Task:
Return all entries word for word, but drop any images.

Records from a data collection:

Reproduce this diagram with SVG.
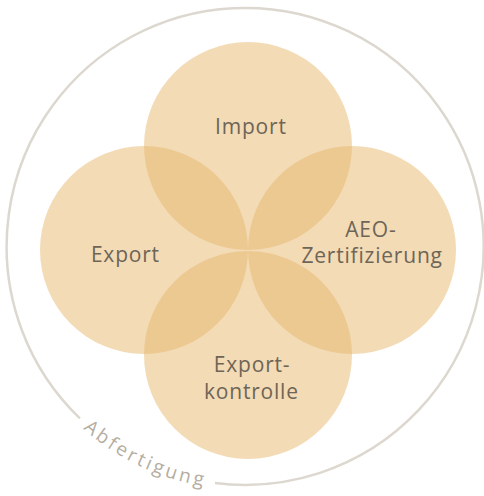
<svg xmlns="http://www.w3.org/2000/svg" width="484" height="496" viewBox="0 0 484 496">
<style>
.c{fill:#e8b86d;fill-opacity:0.5}
.t{font-family:"Open Sans","Liberation Sans",sans-serif;font-size:21px;fill:#6e6556;letter-spacing:0.8px;text-anchor:middle}
.ring{fill:none;stroke:#ddd8cf;stroke-width:2.5}
.lbl{font-family:"Open Sans","Liberation Sans",sans-serif;font-size:19px;fill:#b5ad9f;letter-spacing:3px;text-anchor:middle}
</style>
<defs>
<path id="tp" d="M57.8,402.7 A243,243 0 0 0 244,489.5"/>
</defs>
<g id="connectors"/>
<g id="abfertigung">
<path class="ring" d="M79.9,418.4 A238.5,238.5 0 1 1 215,483"/>
<text class="lbl"><textPath href="#tp" startOffset="104.8">Abfertigung</textPath></text>
</g>
<g id="import"><circle class="c" cx="248" cy="146" r="104"/><text class="t" x="250.9" y="133.5">Import</text></g>
<g id="export"><circle class="c" cx="144" cy="250" r="104"/><text class="t" x="125.4" y="261.7">Export</text></g>
<g id="aeo"><circle class="c" cx="352" cy="250" r="104"/><text class="t" x="370.9" y="236.7">AEO-</text><text class="t" x="372.1" y="263.3">Zertifizierung</text></g>
<g id="exportkontrolle"><circle class="c" cx="248" cy="355" r="104"/><text class="t" x="252.1" y="372">Export-</text><text class="t" x="251.4" y="398.6">kontrolle</text></g>
</svg>
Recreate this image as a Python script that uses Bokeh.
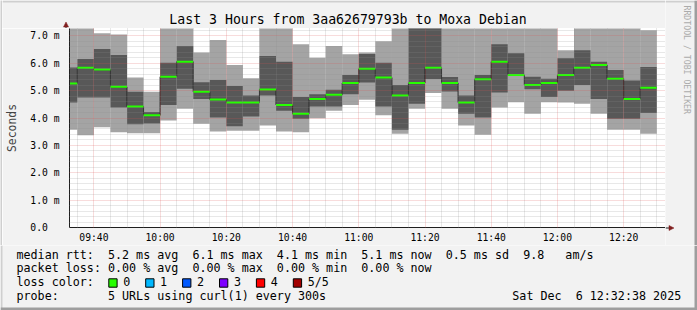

Completed exercise:
Reproduce this diagram with SVG.
<svg xmlns="http://www.w3.org/2000/svg" width="484" height="496" viewBox="0 0 484 496">
<style>
.c{fill:#e8b86d;fill-opacity:0.5}
.t{font-family:"Open Sans","Liberation Sans",sans-serif;font-size:21px;fill:#6e6556;letter-spacing:0.8px;text-anchor:middle}
.ring{fill:none;stroke:#ddd8cf;stroke-width:2.5}
.lbl{font-family:"Open Sans","Liberation Sans",sans-serif;font-size:19px;fill:#b5ad9f;letter-spacing:3px;text-anchor:middle}
</style>
<defs>
<path id="tp" d="M57.8,402.7 A243,243 0 0 0 244,489.5"/>
</defs>
<g id="connectors"/>
<g id="abfertigung">
<path class="ring" d="M79.9,418.4 A238.5,238.5 0 1 1 215,483"/>
<text class="lbl"><textPath href="#tp" startOffset="104.8">Abfertigung</textPath></text>
</g>
<g id="import"><circle class="c" cx="248" cy="146" r="104"/><text class="t" x="250.9" y="133.5">Import</text></g>
<g id="export"><circle class="c" cx="144" cy="250" r="104"/><text class="t" x="125.4" y="261.7">Export</text></g>
<g id="aeo"><circle class="c" cx="352" cy="250" r="104"/><text class="t" x="370.9" y="236.7">AEO-</text><text class="t" x="372.1" y="263.3">Zertifizierung</text></g>
<g id="exportkontrolle"><circle class="c" cx="248" cy="355" r="104"/><text class="t" x="252.1" y="372">Export-</text><text class="t" x="251.4" y="398.6">kontrolle</text></g>
</svg>
Recreate this image as a Python script that uses Bokeh.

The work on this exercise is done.